TO BE DONE>
It is required that the lines from the top of the listing through the line with "(gE) at (185,250)" be reproduced exactly, excluding pictures.

AVAILABLE DATA>

|---|

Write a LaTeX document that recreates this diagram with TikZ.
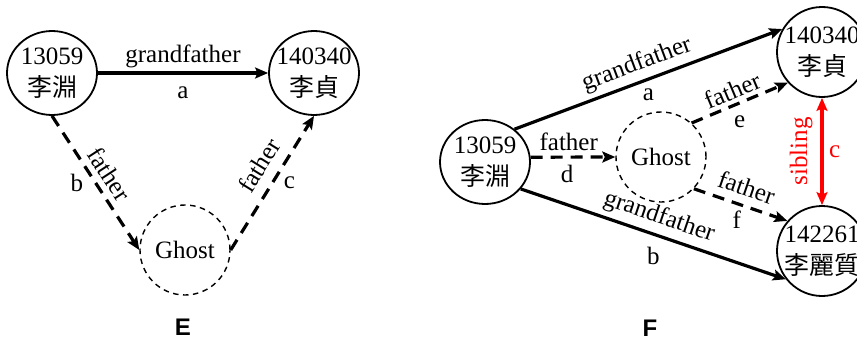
\documentclass[tikz,border=0pt]{standalone}
\usepackage{fontspec}
\setmainfont{Liberation Serif}
\newfontfamily\cjk{Noto Sans CJK TC}
\newfontfamily\panelfont{Liberation Sans}
\usetikzlibrary{arrows.meta,shapes.geometric}
\begin{document}
\begin{tikzpicture}[x=1pt,y=-1pt,
  person/.style={ellipse, draw, line width=1.8pt, minimum width=90pt, minimum height=84pt,
    inner xsep=-14pt, inner ysep=-12pt, align=center, font=\fontsize{25}{32}\selectfont},
  ghost/.style={circle, draw, line width=1.4pt, dash pattern=on 5.5pt off 4.5pt,
    minimum size=90pt, inner sep=0pt, font=\fontsize{25}{30}\selectfont},
  tip/.style={},
  rel/.style={line width=3.2pt, -{Stealth[length=13pt,width=11pt,inset=2.5pt]}},
  relghost/.style={rel, dash pattern=on 12pt off 8pt},
  sib/.style={line width=3.2pt, red, {Stealth[length=13pt,width=11pt,inset=2.5pt]}-{Stealth[length=13pt,width=11pt,inset=2.5pt]}},
  lbl/.style={font=\fontsize{25}{30}\selectfont, inner sep=1pt},
  panel/.style={font=\panelfont\bfseries\fontsize{24}{28}\selectfont}
]
\useasboundingbox (0,0) rectangle (857,340);

% ---------- Panel E ----------
\node[person] (n1E) at (52,73) {13059\\{\cjk 李淵}};
\node[person] (n2E) at (314,73) {140340\\{\cjk 李貞}};
\node[ghost] (gE) at (185,250) {Ghost};

\draw[rel] (n1E) -- node[lbl,above=3pt]{grandfather} node[lbl,below=11pt]{a} (n2E);
\draw[relghost] (n1E.south) -- node[lbl,sloped,above=5pt]{father} node[lbl,left=10pt]{b} (gE.west);
\draw[relghost] (gE.east) -- node[lbl,sloped,above=9pt,pos=0.55]{father} node[lbl,right=9pt]{c} (n2E.south);

\node[panel] (labE) at (183,327) {E};

% ---------- Panel F ----------
\node[person] (n1F) at (485,162) {13059\\{\cjk 李淵}};
\node[person, minimum height=90pt] (n2F) at (822,52) {140340\\{\cjk 李貞}};
\node[person, minimum height=90pt] (n3F) at (822,251) {142261\\{\cjk 李麗質}};
\node[ghost] (gF) at (661,157) {Ghost};

\draw[rel] (n1F.48) -- node[lbl,sloped,above=3.5pt,pos=0.48]{grandfather} node[lbl,below=7pt]{a} (n2F.150);
\draw[rel] (n1F.-37) -- node[lbl,sloped,above=4pt]{grandfather} node[lbl,below=10pt]{b} (n3F.218);
\draw[relghost] (n1F.6) -- node[lbl,above=4pt,pos=0.45]{father} node[lbl,below=5pt,pos=0.43]{d} (gF.west);
\draw[relghost] (gF.48) -- node[lbl,sloped,above=3pt,pos=0.48]{father} node[lbl,below=10pt]{e} (n2F.222);
\draw[relghost] (gF.-44) -- node[lbl,sloped,above=7pt,pos=0.5]{father} node[lbl,below=5pt,pos=0.46]{f} (n3F.139);
\draw[sib] (n3F.north) -- node[lbl,sloped,above=7pt,red]{sibling} node[lbl,right=4.5pt]{c} (n2F.south);

\node[panel] (labF) at (650,328) {F};
\end{tikzpicture}
\end{document}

|---|

ANSWER TO THE TASK>
Write a LaTeX document that recreates this diagram with TikZ.
\documentclass[tikz,border=0pt]{standalone}
\usepackage{fontspec}
\setmainfont{Liberation Serif}
\newfontfamily\cjk{Noto Sans CJK TC}
\newfontfamily\panelfont{Liberation Sans}
\usetikzlibrary{arrows.meta,shapes.geometric}
\begin{document}
\begin{tikzpicture}[x=1pt,y=-1pt,
  person/.style={ellipse, draw, line width=1.8pt, minimum width=90pt, minimum height=84pt,
    inner xsep=-14pt, inner ysep=-12pt, align=center, font=\fontsize{25}{32}\selectfont},
  ghost/.style={circle, draw, line width=1.4pt, dash pattern=on 5.5pt off 4.5pt,
    minimum size=90pt, inner sep=0pt, font=\fontsize{25}{30}\selectfont},
  tip/.style={},
  rel/.style={line width=3.2pt, -{Stealth[length=13pt,width=11pt,inset=2.5pt]}},
  relghost/.style={rel, dash pattern=on 12pt off 8pt},
  sib/.style={line width=3.2pt, red, {Stealth[length=13pt,width=11pt,inset=2.5pt]}-{Stealth[length=13pt,width=11pt,inset=2.5pt]}},
  lbl/.style={font=\fontsize{25}{30}\selectfont, inner sep=1pt},
  panel/.style={font=\panelfont\bfseries\fontsize{24}{28}\selectfont}
]
\useasboundingbox (0,0) rectangle (857,340);

% ---------- Panel E ----------
\node[person] (n1E) at (52,73) {13059\\{\cjk 李淵}};
\node[person] (n2E) at (314,73) {140340\\{\cjk 李貞}};
\node[ghost] (gE) at (185,250) {Ghost};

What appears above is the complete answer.